— Start of Dataset excerpts —
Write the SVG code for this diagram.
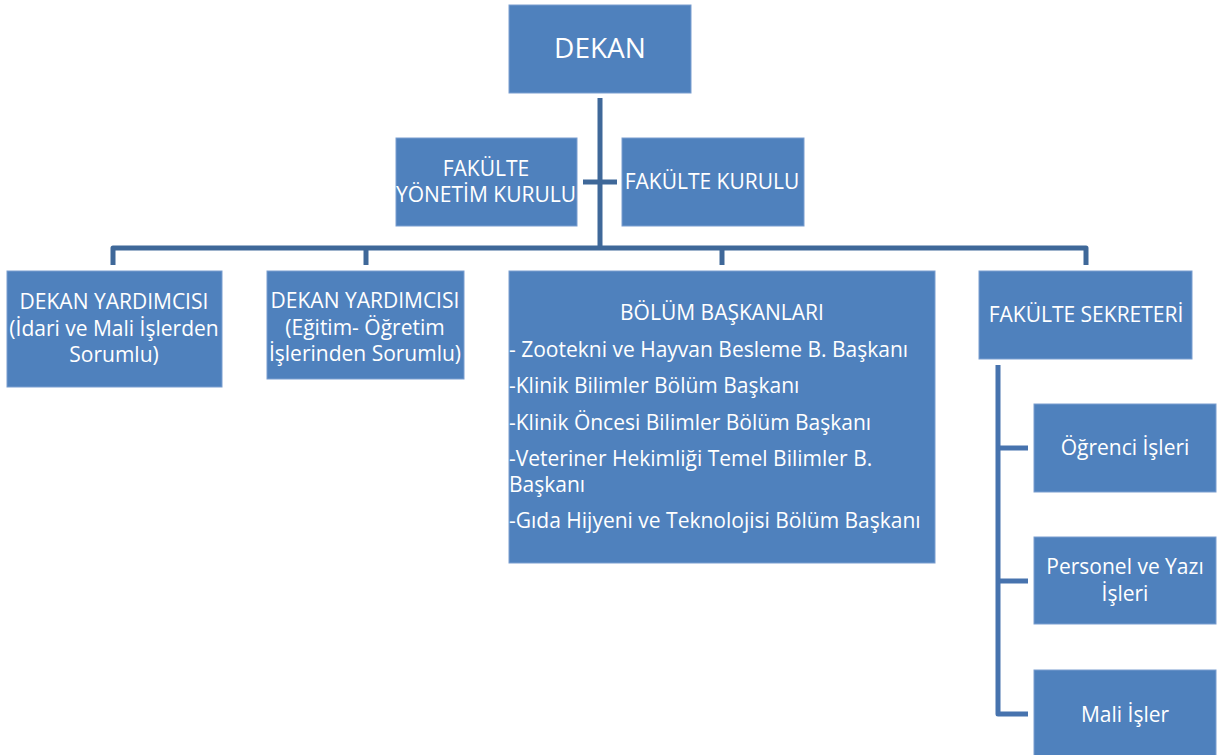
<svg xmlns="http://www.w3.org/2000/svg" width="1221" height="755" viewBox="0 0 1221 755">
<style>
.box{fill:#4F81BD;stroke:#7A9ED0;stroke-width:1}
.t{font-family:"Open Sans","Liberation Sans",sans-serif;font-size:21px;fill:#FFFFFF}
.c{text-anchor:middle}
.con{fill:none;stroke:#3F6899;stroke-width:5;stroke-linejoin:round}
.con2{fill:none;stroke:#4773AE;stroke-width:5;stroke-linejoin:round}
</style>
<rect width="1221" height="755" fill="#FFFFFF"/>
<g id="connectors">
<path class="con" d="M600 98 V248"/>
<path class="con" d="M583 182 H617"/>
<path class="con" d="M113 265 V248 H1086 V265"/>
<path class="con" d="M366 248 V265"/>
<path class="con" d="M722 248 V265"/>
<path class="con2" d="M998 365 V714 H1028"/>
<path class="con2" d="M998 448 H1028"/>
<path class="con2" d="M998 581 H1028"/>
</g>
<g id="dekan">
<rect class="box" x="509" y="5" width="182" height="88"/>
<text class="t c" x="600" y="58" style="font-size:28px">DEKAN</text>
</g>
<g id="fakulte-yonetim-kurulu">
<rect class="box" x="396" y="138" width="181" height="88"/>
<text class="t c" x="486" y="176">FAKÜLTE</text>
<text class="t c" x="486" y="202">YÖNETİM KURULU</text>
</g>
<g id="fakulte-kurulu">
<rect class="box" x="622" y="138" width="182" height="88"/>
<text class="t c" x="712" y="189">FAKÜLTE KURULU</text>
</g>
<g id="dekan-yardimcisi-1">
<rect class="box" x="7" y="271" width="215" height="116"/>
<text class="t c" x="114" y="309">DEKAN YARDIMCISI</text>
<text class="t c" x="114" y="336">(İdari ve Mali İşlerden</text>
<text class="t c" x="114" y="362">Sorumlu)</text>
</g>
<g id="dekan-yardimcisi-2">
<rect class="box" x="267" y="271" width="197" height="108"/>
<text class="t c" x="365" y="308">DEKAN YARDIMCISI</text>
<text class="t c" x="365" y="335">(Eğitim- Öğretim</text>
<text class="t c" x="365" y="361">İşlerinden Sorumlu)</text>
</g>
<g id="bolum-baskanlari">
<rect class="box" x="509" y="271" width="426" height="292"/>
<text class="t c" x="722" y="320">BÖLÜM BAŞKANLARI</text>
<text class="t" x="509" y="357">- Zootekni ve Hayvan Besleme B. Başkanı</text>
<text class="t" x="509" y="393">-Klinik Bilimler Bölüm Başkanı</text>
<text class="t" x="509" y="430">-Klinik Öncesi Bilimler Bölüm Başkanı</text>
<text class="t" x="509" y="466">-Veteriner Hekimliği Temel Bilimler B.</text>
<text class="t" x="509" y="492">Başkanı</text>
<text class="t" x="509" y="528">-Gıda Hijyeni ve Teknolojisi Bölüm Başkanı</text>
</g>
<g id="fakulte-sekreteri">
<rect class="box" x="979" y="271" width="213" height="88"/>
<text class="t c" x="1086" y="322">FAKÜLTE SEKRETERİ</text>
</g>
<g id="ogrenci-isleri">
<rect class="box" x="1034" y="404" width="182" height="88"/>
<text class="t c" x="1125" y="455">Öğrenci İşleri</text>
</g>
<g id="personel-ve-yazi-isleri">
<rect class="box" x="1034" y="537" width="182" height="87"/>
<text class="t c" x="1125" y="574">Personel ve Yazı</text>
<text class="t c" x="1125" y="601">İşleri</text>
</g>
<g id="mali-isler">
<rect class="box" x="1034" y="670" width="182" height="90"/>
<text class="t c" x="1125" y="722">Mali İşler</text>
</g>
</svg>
— End of Dataset excerpts —
— Start of Dataset excerpts —
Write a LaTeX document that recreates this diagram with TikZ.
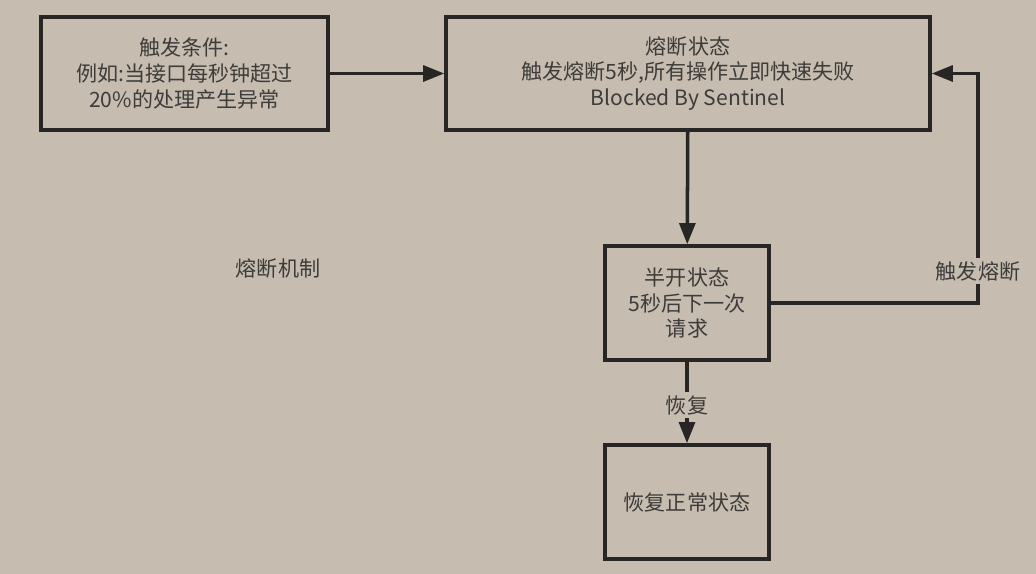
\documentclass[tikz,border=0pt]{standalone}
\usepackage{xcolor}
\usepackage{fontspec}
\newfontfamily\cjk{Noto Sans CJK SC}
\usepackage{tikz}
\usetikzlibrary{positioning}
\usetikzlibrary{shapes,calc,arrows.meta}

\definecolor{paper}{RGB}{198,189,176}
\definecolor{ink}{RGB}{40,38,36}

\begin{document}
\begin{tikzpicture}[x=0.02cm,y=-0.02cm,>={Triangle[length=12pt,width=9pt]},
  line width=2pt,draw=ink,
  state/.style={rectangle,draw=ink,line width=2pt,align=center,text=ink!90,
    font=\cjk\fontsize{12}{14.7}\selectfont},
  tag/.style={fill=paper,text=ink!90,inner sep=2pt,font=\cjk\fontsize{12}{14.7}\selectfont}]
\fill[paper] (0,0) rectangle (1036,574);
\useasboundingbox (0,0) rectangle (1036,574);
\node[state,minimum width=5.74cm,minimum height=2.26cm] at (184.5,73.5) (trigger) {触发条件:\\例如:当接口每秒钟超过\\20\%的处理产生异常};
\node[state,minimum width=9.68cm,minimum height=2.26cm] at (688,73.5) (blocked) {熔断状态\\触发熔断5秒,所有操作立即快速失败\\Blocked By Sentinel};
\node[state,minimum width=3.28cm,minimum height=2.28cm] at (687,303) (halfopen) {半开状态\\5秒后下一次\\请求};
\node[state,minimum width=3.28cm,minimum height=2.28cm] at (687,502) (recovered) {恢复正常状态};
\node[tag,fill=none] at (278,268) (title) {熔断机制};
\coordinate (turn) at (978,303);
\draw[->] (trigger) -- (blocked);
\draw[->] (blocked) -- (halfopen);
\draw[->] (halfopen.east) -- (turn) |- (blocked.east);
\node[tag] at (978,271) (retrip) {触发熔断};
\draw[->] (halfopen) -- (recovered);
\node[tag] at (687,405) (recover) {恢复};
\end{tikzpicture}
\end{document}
— End of Dataset excerpts —
Your task: Count every line in the listing above that holds "this", then report only the count.

Answer to the problem: 2